For AD A\[\left( {{x_1},{y_1}} \right) = \left( {5,10} \right)\], and D\[\left( {{x_2},{y_2}} \right) = \left( {10,10} \right)\], now using the distance-point formula we get,
\[ \Rightarrow \]AD=\[\sqrt {{{\left( {10 - 5} \right)}^2} + {{\left( {10 - 10} \right)}^2}} \]
Now simplifying we get,
\[ \Rightarrow \]AD\[ = \sqrt {{{\left( 5 \right)}^2} + {{\left( 0 \right)}^2}} \],
\[ \Rightarrow \]AD\[ = \sqrt {{{\left( 5 \right)}^2}} \],
Now taking out the square root we get,
\[ \Rightarrow \]AD =5,
Now we have to find the length of PD again by using distance point formula which is given by,
\[\sqrt {{{\left( {{x_2} - {x_1}} \right)}^2} + {{\left( {{y_2} - {y_1}} \right)}^2}} \]
For PD P\[\left( {{x_1},{y_1}} \right) = \left( {7,10} \right)\], and D\[\left( {{x_2},{y_2}} \right) = \left( {10,10} \right)\], now using the distance-point formula we get,
PD=\[\sqrt {{{\left( {10 - 7} \right)}^2} + {{\left( {10 - 10} \right)}^2}} \]
Now simplifying we get,
\[ \Rightarrow \]PD\[ = \sqrt {{{\left( 3 \right)}^2} + {{\left( 0 \right)}^2}} \],
\[ \Rightarrow \]PD\[ = \sqrt {{{\left( 3 \right)}^2}} \],
Now taking out the square root we get,
\[ \Rightarrow \]PD =3,
And now by using the area of the triangle formulas i.e., we know that the area of triangle is given by the formula \[\dfrac{1}{2} \times \]altitude\[ \times \]base,
First for the area of triangle ABC=\[\dfrac{1}{2} \times AD \times BC\]

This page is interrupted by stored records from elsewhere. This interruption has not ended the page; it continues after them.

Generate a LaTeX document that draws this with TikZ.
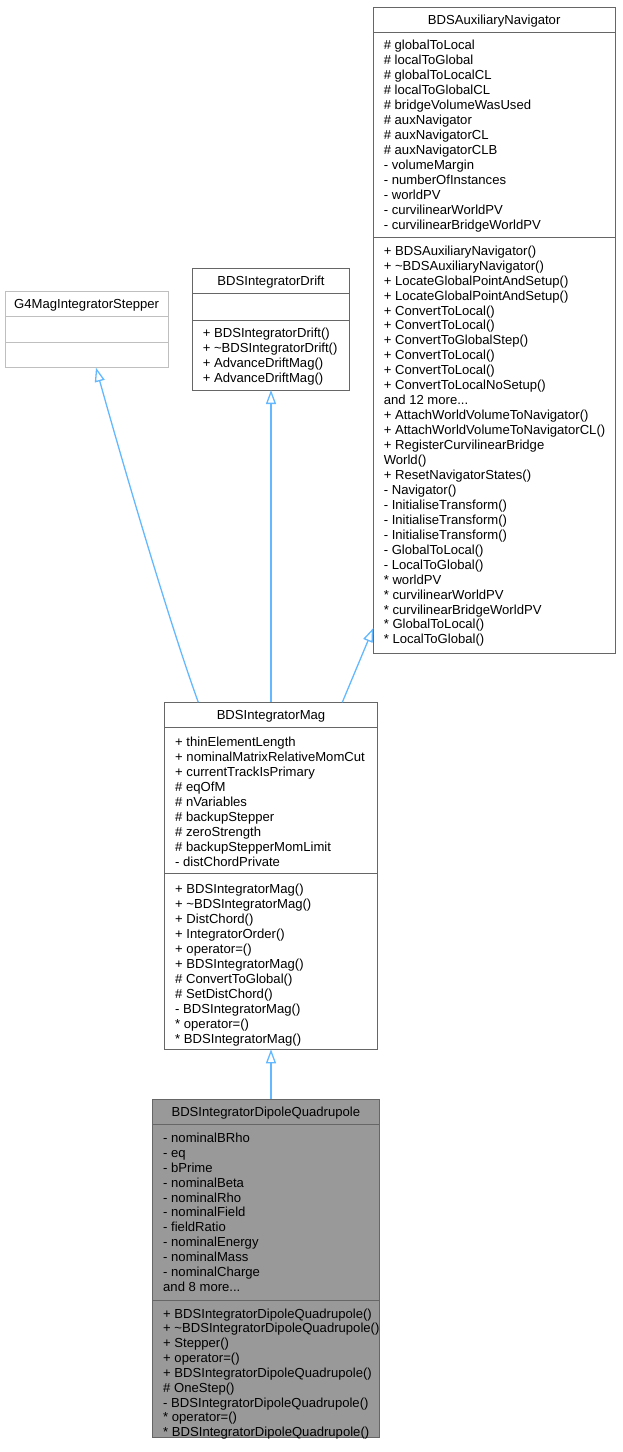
\documentclass[tikz,border=0pt]{standalone}
\usepackage{fontspec}
\setmainfont{Liberation Sans}
\usetikzlibrary{arrows.meta,calc}
\definecolor{edgeblue}{HTML}{63B8FF}
\definecolor{boxgray}{HTML}{666666}
\definecolor{extgray}{HTML}{BFBFBF}
\definecolor{hlfill}{HTML}{999999}
\newcommand{\mydots}{...}
\begin{document}
\begin{tikzpicture}[x=1pt,y=-1pt,
  box/.style={draw=boxgray, line width=1pt, inner sep=0pt, outer sep=0pt},
  sepline/.style={draw=boxgray, line width=1pt},
  extsep/.style={draw=extgray, line width=1pt},
  member/.style={anchor=base west, inner sep=0pt, outer sep=0pt, font=\fontsize{13.1}{15}\selectfont},
  ttl/.style={anchor=base, inner sep=0pt, outer sep=0pt, font=\fontsize{13.1}{15}\selectfont},
  edge/.style={draw=edgeblue, line width=1.3pt, -{Triangle[open, length=14pt, width=10pt]}}
]
\useasboundingbox (0,0) rectangle (622,1452);

% ---------- BDSAuxiliaryNavigator ----------
\node[box, minimum width=241.7pt, minimum height=646pt] (aux) at (494.15,330) {};
\draw[sepline] ([yshift=-25pt]aux.north west) -- ([yshift=-25pt]aux.north east);
\draw[sepline] ([yshift=-230.3pt]aux.north west) -- ([yshift=-230.3pt]aux.north east);
\node[ttl] (auxt) at (494.15,24.3) {BDSAuxiliaryNavigator};
\foreach \t [count=\i] in {{\# globalToLocal},{\# localToGlobal},{\# globalToLocalCL},{\# localToGlobalCL},{\# bridgeVolumeWasUsed},{\# auxNavigator},{\# auxNavigatorCL},{\# auxNavigatorCLB},{- volumeMargin},{- numberOfInstances},{- worldPV},{- curvilinearWorldPV},{- curvilinearBridgeWorldPV}}
  \node[member] (auxa\i) at (383.8,{49.6+(\i-1)*14.95}) {\t};
\foreach \t [count=\i] in {{+ BDSAuxiliaryNavigator()},{+ \textasciitilde BDSAuxiliaryNavigator()},{+ LocateGlobalPointAndSetup()},{+ LocateGlobalPointAndSetup()},{+ ConvertToLocal()},{+ ConvertToLocal()},{+ ConvertToGlobalStep()},{+ ConvertToLocal()},{+ ConvertToLocal()},{+ ConvertToLocalNoSetup()},{and 12 more\mydots},{+ AttachWorldVolumeToNavigator()},{+ AttachWorldVolumeToNavigatorCL()},{+ RegisterCurvilinearBridge},{World()},{+ ResetNavigatorStates()},{- Navigator()},{- InitialiseTransform()},{- InitialiseTransform()},{- InitialiseTransform()},{- GlobalToLocal()},{- LocalToGlobal()},{* worldPV},{* curvilinearWorldPV},{* curvilinearBridgeWorldPV},{* GlobalToLocal()},{* LocalToGlobal()}}
  \node[member] (auxm\i) at (383.8,{255.2+(\i-1)*14.95}) {\t};

% ---------- BDSIntegratorDrift ----------
\node[box, minimum width=157.4pt, minimum height=121.7pt] (drift) at (271,329.15) {};
\draw[sepline] ([yshift=-25.4pt]drift.north west) -- ([yshift=-25.4pt]drift.north east);
\draw[sepline] ([yshift=-52pt]drift.north west) -- ([yshift=-52pt]drift.north east);
\node[ttl] (driftt) at (271,285.9) {BDSIntegratorDrift};
\foreach \t [count=\i] in {{+ BDSIntegratorDrift()},{+ \textasciitilde BDSIntegratorDrift()},{+ AdvanceDriftMag()},{+ AdvanceDriftMag()}}
  \node[member] (driftm\i) at (202.8,{337.4+(\i-1)*15.1}) {\t};

% ---------- G4MagIntegratorStepper ----------
\node[box, draw=extgray, minimum width=163.3pt, minimum height=76pt] (g4) at (86.65,329.7) {};
\draw[extsep] ([yshift=-25pt]g4.north west) -- ([yshift=-25pt]g4.north east);
\draw[extsep] ([yshift=-50.3pt]g4.north west) -- ([yshift=-50.3pt]g4.north east);
\node[ttl] (g4t) at (86.65,308.9) {G4MagIntegratorStepper};

% ---------- BDSIntegratorMag ----------
\node[box, minimum width=212.6pt, minimum height=347pt] (mag) at (271,875.8) {};
\draw[sepline] ([yshift=-25pt]mag.north west) -- ([yshift=-25pt]mag.north east);
\draw[sepline] ([yshift=-171pt]mag.north west) -- ([yshift=-171pt]mag.north east);
\node[ttl] (magt) at (271,719.5) {BDSIntegratorMag};
\foreach \t [count=\i] in {{+ thinElementLength},{+ nominalMatrixRelativeMomCut},{+ currentTrackIsPrimary},{\# eqOfM},{\# nVariables},{\# backupStepper},{\# zeroStrength},{\# backupStepperMomLimit},{- distChordPrivate}}
  \node[member] (maga\i) at (175.2,{746.4+(\i-1)*15}) {\t};
\foreach \t [count=\i] in {{+ BDSIntegratorMag()},{+ \textasciitilde BDSIntegratorMag()},{+ DistChord()},{+ IntegratorOrder()},{+ operator=()},{+ BDSIntegratorMag()},{\# ConvertToGlobal()},{\# SetDistChord()},{- BDSIntegratorMag()},{* operator=()},{* BDSIntegratorMag()}}
  \node[member] (magm\i) at (175.2,{893+(\i-1)*15}) {\t};

% ---------- BDSIntegratorDipoleQuadrupole ----------
\node[box, fill=hlfill, minimum width=226.3pt, minimum height=338pt] (dq) at (265.85,1268) {};
\draw[sepline] ([yshift=-25pt]dq.north west) -- ([yshift=-25pt]dq.north east);
\draw[sepline] ([yshift=-201.7pt]dq.north west) -- ([yshift=-201.7pt]dq.north east);
\node[ttl] (dqt) at (265.85,1116.2) {BDSIntegratorDipoleQuadrupole};
\foreach \t [count=\i] in {{- nominalBRho},{- eq},{- bPrime},{- nominalBeta},{- nominalRho},{- nominalField},{- fieldRatio},{- nominalEnergy},{- nominalMass},{- nominalCharge},{and 8 more\mydots}}
  \node[member] (dqa\i) at (163.2,{1142.4+(\i-1)*14.9}) {\t};
\foreach \t [count=\i] in {{+ BDSIntegratorDipoleQuadrupole()},{+ \textasciitilde BDSIntegratorDipoleQuadrupole()},{+ Stepper()},{+ operator=()},{+ BDSIntegratorDipoleQuadrupole()},{\# OneStep()},{- BDSIntegratorDipoleQuadrupole()},{* operator=()},{* BDSIntegratorDipoleQuadrupole()}}
  \node[member] (dqm\i) at (163.2,{1318+(\i-1)*14.85}) {\t};

% ---------- inheritance edges ----------
\draw[edge] (mag.north) -- (drift.south);
\draw[edge] (dq.north -| mag.south) -- (mag.south);
\draw[edge] ([xshift=177.6pt]mag.north west) -- ([yshift=25pt]aux.south west);
\draw[edge] ([xshift=33.6pt]mag.north west) .. controls +(-29,-80) and +(28,100) .. ([xshift=91pt]g4.south west);
\end{tikzpicture}
\end{document}
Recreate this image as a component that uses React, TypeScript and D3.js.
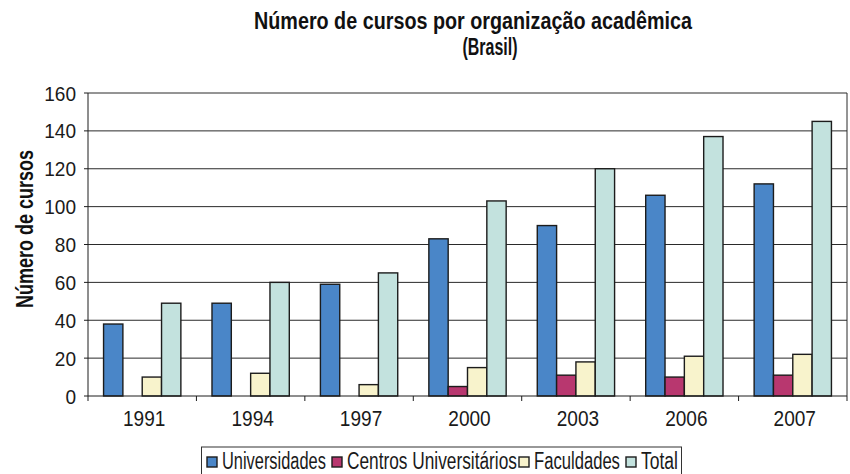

Area of triangle ABC=\[\dfrac{1}{2} \times 5 \times BC\],
Now area of triangle PBC=\[\dfrac{1}{2} \times PD \times BC\]
\[ \Rightarrow \]Area of triangle PBC=\[\dfrac{1}{2} \times 3 \times BC\],
Now ratio of triangles PBC and ABC is given by,
\[ \Rightarrow \]Ratio = \[ = \dfrac{{\dfrac{1}{2} \times 3 \times BC}}{{\dfrac{1}{2} \times 5 \times BC}}\]
Now eliminating the like terms we get,
\[\therefore \] Ratio of area of triangles PBC and area of triangle ABC = 3:5, Hence, Option (C) is the correct answer.

Note: A median of a triangle is a line segment from a vertex of the triangle to the midpoint of the side opposite that vertex. Because there are three vertices, there are of course three possible medians.